Essays: Use an exotic locale. Africa and Asia are preferred.

The above tips may double your chances, to about 1 in 300 and 1 in 600. Sound like odds you can handle?

For writers who believe they are above the odds, and entitled to win a prize because they have published or have an M.F.A.:

Things that Contest Judges Hate Right Now: Anything Midwestern; humorous or satirical poetry; work with a feminist outlook; fiction or essays about the blue-collar world or working women; anything that hints that digital technology is good; lesbians.

Thursday, June 21, 2007

The Green Light for Creative Writers

EXERCISE: 1. Close your eyes and picture a traffic light, any type you want. 2. Make the light turn green. 3. Hold the picture of the green traffic light in your mind.
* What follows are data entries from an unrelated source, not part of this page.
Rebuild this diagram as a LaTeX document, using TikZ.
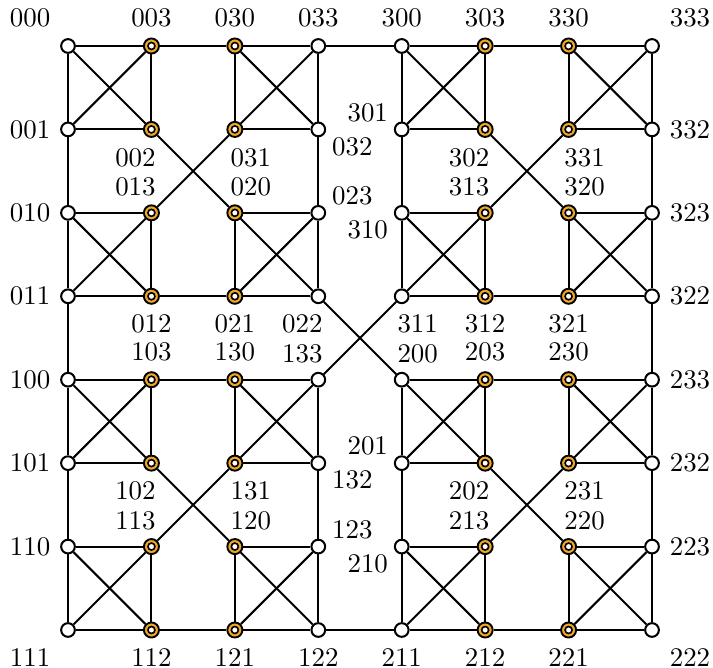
\documentclass[tikz,border=0pt]{standalone}
\usepackage{tikz}
\definecolor{hubcol}{RGB}{240,168,40}
\tikzstyle{vertex}=[circle, draw, fill=white, inner sep=0pt, minimum size=5.1pt, line width=0.75pt]
\tikzstyle{kind0}=[vertex]
\tikzstyle{kind1}=[vertex, minimum size=5.6pt, line width=0.7pt, fill=hubcol,
  path picture={\draw [fill=white, line width=0.6pt] (path picture bounding box.center) circle (1.3pt);}]
\tikzstyle{tag}=[inner sep=0pt]
\tikzstyle{edge}=[line width=0.75pt]
% label offsets
\tikzstyle{lbN}=[yshift=0.366cm]
\tikzstyle{lbS}=[yshift=-0.36cm]
\tikzstyle{lbW}=[xshift=-0.496cm]
\tikzstyle{lbE}=[xshift=0.496cm]
\tikzstyle{lbNW}=[xshift=-0.496cm, yshift=0.366cm]
\tikzstyle{lbNE}=[xshift=0.496cm, yshift=0.366cm]
\tikzstyle{lbSW}=[xshift=-0.496cm, yshift=-0.36cm]
\tikzstyle{lbSE}=[xshift=0.496cm, yshift=-0.36cm]
\tikzstyle{inSW}=[xshift=-0.209cm, yshift=-0.366cm]
\tikzstyle{inSE}=[xshift=0.209cm, yshift=-0.366cm]
\tikzstyle{inNW}=[xshift=-0.209cm, yshift=0.34cm]
\tikzstyle{inNE}=[xshift=0.209cm, yshift=0.34cm]
\tikzstyle{sdSE}=[xshift=0.444cm, yshift=-0.222cm]
\tikzstyle{sdNE}=[xshift=0.444cm, yshift=0.222cm]
\tikzstyle{sdNW}=[xshift=-0.444cm, yshift=0.222cm]
\tikzstyle{sdSW}=[xshift=-0.444cm, yshift=-0.222cm]

\begin{document}
\begin{tikzpicture}[x=1.09cm, y=-1.09cm]
      \useasboundingbox (-0.815,-0.551) rectangle (7.731,7.455);
      \foreach \lab/\pos [count=\i from 0] in {
          000/lbNW,003/lbN,030/lbN,033/lbN,300/lbN,303/lbN,330/lbN,333/lbNE,
          001/lbW,002/inSW,031/inSE,032/sdSE,301/sdNW,302/inSW,331/inSE,332/lbE,
          010/lbW,013/inNW,020/inNE,023/sdNE,310/sdSW,313/inNW,320/inNE,323/lbE,
          011/lbW,012/lbS,021/lbS,022/inSW,311/inSE,312/lbS,321/lbS,322/lbE,
          100/lbW,103/lbN,130/lbN,133/inNW,200/inNE,203/lbN,230/lbN,233/lbE,
          101/lbW,102/inSW,131/inSE,132/sdSE,201/sdNW,202/inSW,231/inSE,232/lbE,
          110/lbW,113/inNW,120/inNE,123/sdNE,210/sdSW,213/inNW,220/inNE,223/lbE,
          111/lbSW,112/lbS,121/lbS,122/lbS,211/lbS,212/lbS,221/lbS,222/lbSE}{
        \pgfmathtruncatemacro\c{mod(\i,8)}
        \pgfmathtruncatemacro\r{div(\i,8)}
        \pgfmathtruncatemacro\k{mod(\c+3,4)<2}
        \node [kind\k] (v-\c-\r) at (\c,\r) {};
        \node [tag, \pos] (t-\c-\r) at (v-\c-\r) {\lab};
      }

      % edges of every level
      \foreach \h in {1,2,4}{
        \pgfmathtruncatemacro\n{4/\h-1}
        \foreach \bi in {0,...,\n}
        \foreach \bj in {0,...,\n}{
          \pgfmathtruncatemacro\xo{2*\h*\bi}
          \pgfmathtruncatemacro\yo{2*\h*\bj}
          \pgfmathtruncatemacro\xa{\xo+\h-1}
          \pgfmathtruncatemacro\xb{\xo+\h}
          \pgfmathtruncatemacro\xe{\xo+2*\h-1}
          \pgfmathtruncatemacro\ya{\yo+\h-1}
          \pgfmathtruncatemacro\yb{\yo+\h}
          \pgfmathtruncatemacro\ye{\yo+2*\h-1}
          \draw [edge] (v-\xa-\yo) -- (v-\xb-\yo);
          \draw [edge] (v-\xo-\ya) -- (v-\xo-\yb);
          \draw [edge] (v-\xa-\ya) -- (v-\xb-\yb);
          \draw [edge] (v-\xb-\ya) -- (v-\xa-\yb);
          \draw [edge] (v-\xe-\ya) -- (v-\xe-\yb);
          \draw [edge] (v-\xa-\ye) -- (v-\xb-\ye);
        }
      }
    \end{tikzpicture}
\end{document}
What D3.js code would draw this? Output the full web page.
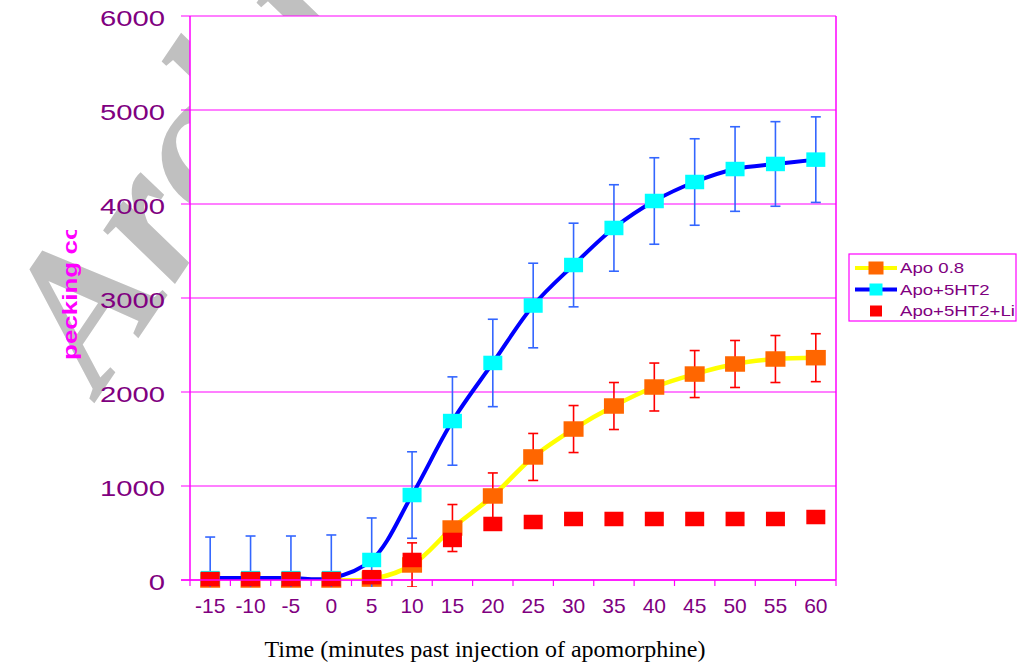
<!DOCTYPE html>
<html>
<head>
<meta charset="utf-8">
<script src="https://cdn.jsdelivr.net/npm/d3@7"></script>
<style>
  html, body { margin: 0; padding: 0; background: #fff; }
  svg { display: block; }
</style>
</head>
<body>
<script>
// ---------------- data ----------------
const categories = ["-15","-10","-5","0","5","10","15","20","25","30","35","40","45","50","55","60"];
const apo08      = [0, 0, 0, 0, 10, 160, 553, 894, 1309, 1606, 1851, 2053, 2191, 2298, 2351, 2365];
const apo08Err   = [0, 0, 0, 0, 0, 235, 250, 245, 250, 250, 250, 255, 250, 250, 250, 255];
const apo5ht2    = [20, 20, 20, 20, 213, 904, 1691, 2309, 2920, 3351, 3745, 4032, 4234, 4372, 4426, 4472];
const apo5ht2Err = [437, 448, 448, 459, 447, 460, 470, 465, 450, 445, 460, 460, 460, 450, 450, 455];
const apo5ht2Li  = [10, 10, 10, 10, 30, 213, 426, 596, 617, 649, 649, 649, 649, 649, 649, 670];
const yTicks     = [0, 1000, 2000, 3000, 4000, 5000, 6000];
const seriesNames = ["Apo 0.8", "Apo+5HT2", "Apo+5HT2+Li"];
const xTitle = "Time (minutes past injection of apomorphine)";
const yTitle = "pecking co";
const watermark = "Archive of SID";

// ---------------- layout ----------------
const W = 1017, H = 666;
const L = 190, R = 836, T = 16, B = 580;
const MAG = "#FF00FF", PURPLE = "#800080";

const svg = d3.select("body").append("svg").attr("width", W).attr("height", H);
svg.append("rect").attr("width", W).attr("height", H).attr("fill", "#fff");

const defs = svg.append("defs");
defs.append("clipPath").attr("id", "plotClip").append("rect")
  .attr("x", L).attr("y", T).attr("width", R - L).attr("height", B - T);
defs.append("clipPath").attr("id", "errClip").append("rect")
  .attr("x", L).attr("y", T).attr("width", R - L).attr("height", B - T + 7);
defs.append("clipPath").attr("id", "ytClip").append("rect")
  .attr("x", 0).attr("y", 230).attr("width", 180).attr("height", 300);

// watermark (behind plot area)
svg.append("text")
  .attr("transform", "translate(100,395) rotate(-56)")
  .attr("font-family", "Liberation Serif, 'Times New Roman', serif")
  .attr("font-style", "italic").attr("font-weight", "bold")
  .attr("font-size", 195).attr("fill", "#C0C0C0")
  .text(watermark);

// plot area
svg.append("rect").attr("x", L).attr("y", T).attr("width", R - L).attr("height", B - T)
  .attr("fill", "#fff");

const x = d3.scaleBand().domain(categories).range([L, R]).padding(0);
const y = d3.scaleLinear().domain([0, 6000]).range([B, T]);
const cx = c => x(c) + x.bandwidth() / 2;

// gridlines + y ticks
svg.append("g").selectAll("line").data(yTicks).join("line")
  .attr("x1", L - 9).attr("x2", R).attr("y1", d => y(d)).attr("y2", d => y(d))
  .attr("stroke", MAG).attr("stroke-width", 1.2);

// right border & left axis
svg.append("line").attr("x1", R).attr("x2", R).attr("y1", T).attr("y2", B)
  .attr("stroke", MAG).attr("stroke-width", 1.5);
svg.append("line").attr("x1", L).attr("x2", L).attr("y1", T).attr("y2", B)
  .attr("stroke", MAG).attr("stroke-width", 1.5);

// y tick labels
svg.append("g").selectAll("text").data(yTicks).join("text")
  .attr("transform", d => `translate(165,${y(d) + 10}) scale(1.33,1)`)
  .attr("text-anchor", "end")
  .attr("font-family", "Liberation Sans, Arial, sans-serif")
  .attr("font-size", 22).attr("fill", PURPLE)
  .text(d => d);

// x ticks (between categories)
const bounds = d3.range(categories.length + 1).map(i => L + i * x.bandwidth());
svg.append("g").selectAll("line").data(bounds).join("line")
  .attr("x1", d => d).attr("x2", d => d).attr("y1", B).attr("y2", B + 6)
  .attr("stroke", MAG).attr("stroke-width", 1.2);

// x tick labels
svg.append("g").selectAll("text").data(categories).join("text")
  .attr("x", d => cx(d)).attr("y", 613)
  .attr("text-anchor", "middle")
  .attr("font-family", "Liberation Sans, Arial, sans-serif")
  .attr("font-size", 21).attr("fill", PURPLE)
  .text(d => d);

// axis titles
svg.append("text").attr("x", 485).attr("y", 657).attr("text-anchor", "middle")
  .attr("font-family", "Liberation Serif, 'Times New Roman', serif")
  .attr("font-size", 24).attr("fill", "#000").text(xTitle);

svg.append("g").attr("clip-path", "url(#ytClip)").append("text")
  .attr("transform", "translate(77,360) rotate(-90) scale(1.3,1)")
  .attr("font-family", "Liberation Sans, Arial, sans-serif")
  .attr("font-weight", "bold").attr("font-size", 20).attr("fill", MAG)
  .text(yTitle);

// ---------------- series ----------------
const lineGen = d3.line().x((d, i) => cx(categories[i])).y(d => y(d))
  .curve(d3.curveCatmullRom.alpha(0.5));

function errorBars(vals, errs, color) {
  const g = svg.append("g").attr("clip-path", "url(#errClip)");
  const data = vals.map((v, i) => ({ c: categories[i], v, e: errs[i] })).filter(d => d.e > 0);
  g.selectAll("line.v").data(data).join("line")
    .attr("x1", d => cx(d.c)).attr("x2", d => cx(d.c))
    .attr("y1", d => y(d.v + d.e)).attr("y2", d => y(d.v - d.e))
    .attr("stroke", color).attr("stroke-width", 1.6);
  g.selectAll("line.t").data(data).join("line")
    .attr("x1", d => cx(d.c) - 5).attr("x2", d => cx(d.c) + 5)
    .attr("y1", d => y(d.v + d.e)).attr("y2", d => y(d.v + d.e))
    .attr("stroke", color).attr("stroke-width", 1.6);
  g.selectAll("line.b").data(data).join("line")
    .attr("x1", d => cx(d.c) - 5).attr("x2", d => cx(d.c) + 5)
    .attr("y1", d => y(d.v - d.e)).attr("y2", d => y(d.v - d.e))
    .attr("stroke", color).attr("stroke-width", 1.6);
}
function markers(vals, color, w, h) {
  svg.append("g").selectAll("rect").data(vals).join("rect")
    .attr("x", (d, i) => cx(categories[i]) - w / 2)
    .attr("y", d => y(d) - h / 2)
    .attr("width", w).attr("height", h).attr("fill", color);
}

// Series 1: Apo 0.8
svg.append("path").attr("clip-path", "url(#plotClip)").datum(apo08)
  .attr("d", lineGen).attr("fill", "none").attr("stroke", "#FFFF00").attr("stroke-width", 4.5);
errorBars(apo08, apo08Err, "#FF0000");
markers(apo08, "#FF6600", 20, 15.5);

// Series 2: Apo+5HT2
svg.append("path").attr("clip-path", "url(#plotClip)").datum(apo5ht2)
  .attr("d", lineGen).attr("fill", "none").attr("stroke", "#0000FF").attr("stroke-width", 4);
errorBars(apo5ht2, apo5ht2Err, "#3366FF");
markers(apo5ht2, "#00FFFF", 19, 14.5);

// Series 3: Apo+5HT2+Li (markers only)
markers(apo5ht2Li, "#FF0000", 19, 14.5);

// bottom axis line on top
svg.append("line").attr("x1", L - 9).attr("x2", R).attr("y1", B).attr("y2", B)
  .attr("stroke", MAG).attr("stroke-width", 1.5);

// ---------------- legend ----------------
const lg = svg.append("g");
lg.append("rect").attr("x", 849).attr("y", 254).attr("width", 167).attr("height", 67)
  .attr("fill", "#fff").attr("stroke", MAG).attr("stroke-width", 1.2);
const legendItems = [
  { name: seriesNames[0], line: "#FFFF00", fill: "#FF6600", w: 15, h: 13 },
  { name: seriesNames[1], line: "#0000FF", fill: "#00FFFF", w: 13, h: 12 },
  { name: seriesNames[2], line: null, fill: "#FF0000", w: 12, h: 11 }
];
legendItems.forEach((it, i) => {
  const yy = 268 + i * 21.5;
  if (it.line) lg.append("line").attr("x1", 855).attr("x2", 897).attr("y1", yy).attr("y2", yy)
    .attr("stroke", it.line).attr("stroke-width", 4);
  lg.append("rect").attr("x", 876 - it.w / 2).attr("y", yy - it.h / 2)
    .attr("width", it.w).attr("height", it.h).attr("fill", it.fill);
  lg.append("text").attr("transform", `translate(900,${yy + 5}) scale(1.33,1)`)
    .attr("font-family", "Liberation Sans, Arial, sans-serif")
    .attr("font-size", 14).attr("fill", PURPLE).text(it.name);
});
</script>
</body>
</html>
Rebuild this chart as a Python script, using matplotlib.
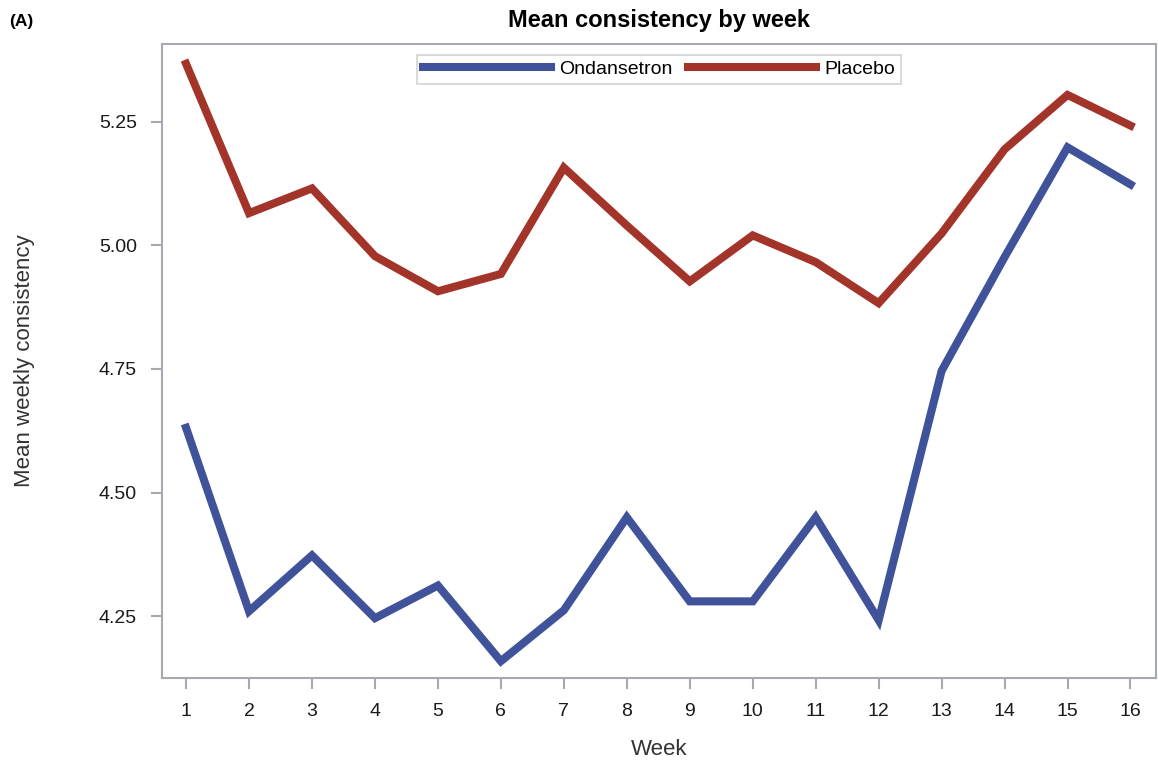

Try to hold the picture for at least 15 seconds. 4. Picture the green traffic light whenever you think or hear stuff like this:

"I can't get an agent" "Writers never make money" "Nobody wants the kind of stuff I write" "Artists are doomed to be outsiders" "I wish I'd been born with another talent"

Gently, shine the green light on these thoughts. You have a green light to write -- whatever you want -- and be great.

Having trouble picturing a green light? Draw a traffic light. Draw rays coming out of the green lamp.

Every time you see a green light, no matter where you are, tell yourself, "That's the green light for my writing."